Du nord au sud, la géographie et l’identité portugaises sont façonnées par la présence de la mer. Cette relation séculaire, qui a inspiré voyages, commerce et culture, s’ouvre aujourd’hui à une nouvelle expérience œnologique — non pas dans les caves traditionnelles, mais dans le silence des bouteilles reposant sous l’eau. Le phénomène des vins aquatiques, ou vins submergés, promet de bouleverser l’œnologie et d’ouvrir de nouveaux horizons à l’œnotourisme.

Qu’est-ce qu’un vin submergé ?

Il s’agit de vins qui, au lieu de vieillir dans des caves, passent plusieurs mois ou années sous l’eau — en mer, dans des rivières, des barrages ou des mines inondées.

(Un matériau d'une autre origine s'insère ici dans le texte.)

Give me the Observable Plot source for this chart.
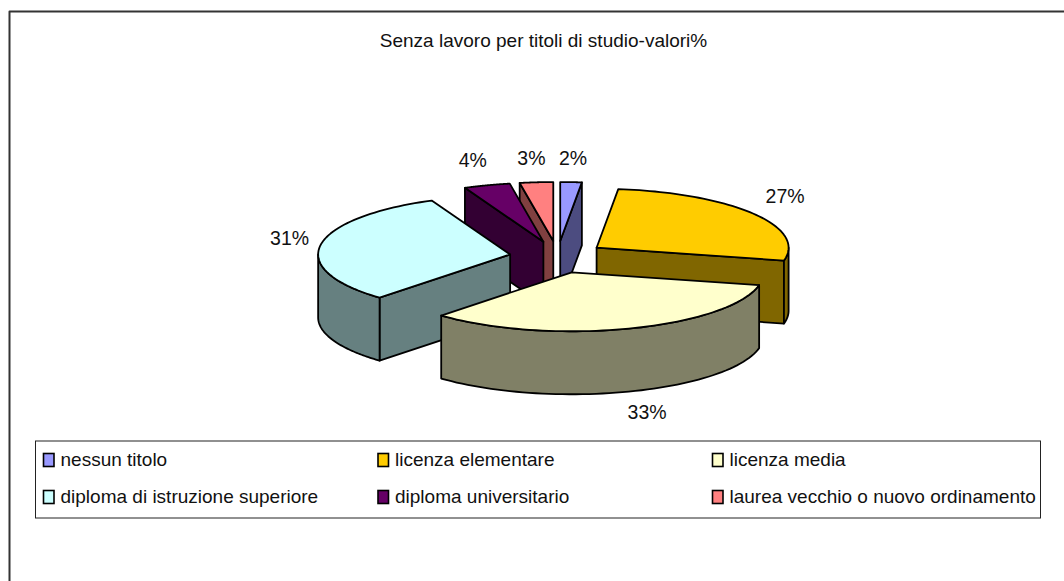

Au fond, ils bénéficient d’un environnement de maturation unique : forte pression, obscurité totale, température stable et, en mer, mouvement constant des courants.

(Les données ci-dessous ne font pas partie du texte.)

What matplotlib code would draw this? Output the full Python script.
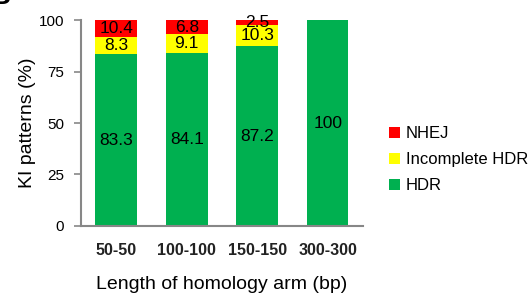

Bien que cette technique ait gagné en popularité ces dernières années, l’intérêt pour le vieillissement sous-marin s’est vraiment fait connaître après un épisode marquant. En 2010, des plongeurs ont découvert, dans la mer Baltique, l’épave d’un navire contenant 168 bouteilles de champagne intactes depuis plus d’un siècle. Dominique Demarville, œnologue de la maison Veuve Clicquot, a dégusté et étudié leur contenu, constatant que le vin pétillant était en parfait état et présentait des caractéristiques sensorielles uniques, fruit des conditions extrêmes des profondeurs marines.

Le regard scientifique

Lors de la conférence scientifique “Secrets Submergés : l’Enigme des Vins Sous-Marins”, qui s’est tenue à Sines dans le cadre du premier événement national dédié au sujet — le Subaquatic Wine Tourism Experience — deux spécialistes de l’Université d’Évora ont apporté données et réflexions importantes.

Cristina Barrocas Dias, professeure au Département de Chimie, a expliqué que le vin est « un être vivant, en constante évolution ».

Elle ajoute : « La température, la lumière et la profondeur où le vin est immergé provoquent des changements naturels, que ce soit au niveau de la couleur, de l’astringence ou du vieillissement lui-même. »

Maria João Cabrita, professeure en Sciences Agronomiques, a proposé un concept nouveau : « Si sur terre nous parlons de terroir, en mer nous pouvons parler de ‘marroir’. »

Selon elle, la diversité des conditions — pression, obscurité, température, type de bouchon, agitation de l’eau — empêche encore toute explication unique. Chaque lieu et chaque profondeur génèrent des évolutions différentes.

Que révèlent les dégustations ?

Lors de l’événement, la première dégustation comparative Terre vs. Mer au Portugal a permis de goûter des vins blancs, rosés, rouges — ainsi que de la ginja et du rhum — vieillis sous l’eau pendant 12 à 15 mois.

Conclusions principales :

  • Les blancs ont montré les changements aromatiques et gustatifs les plus marqués.

  • Les rouges complexes ont également présenté des différences notables.

  • Les vins structurés et de grande qualité tendent à mieux évoluer.

  • Certains sont devenus plus ronds et souples ; d’autres sont restés quasi inchangés.

Pour le sommelier Rodolfo Tristão : « Les vins submergés ne deviennent pas toujours plus souples. Certains gagnent même en acidité. » Et d’ajouter avec humour : « Les vins sont comme les gens : parfois, il faut juste leur laisser un peu plus de temps. »

Effet de mode ou tendance durable ?

Si le “marroir” s’impose dans le vocabulaire des amateurs de vin, le Portugal — avec sa longue côte et sa tradition viticole séculaire — pourrait bien être à la pointe de cette nouvelle vague. En attendant, une chose est sûre : le vin, comme la mer, garde encore bien des secrets dans ses profondeurs.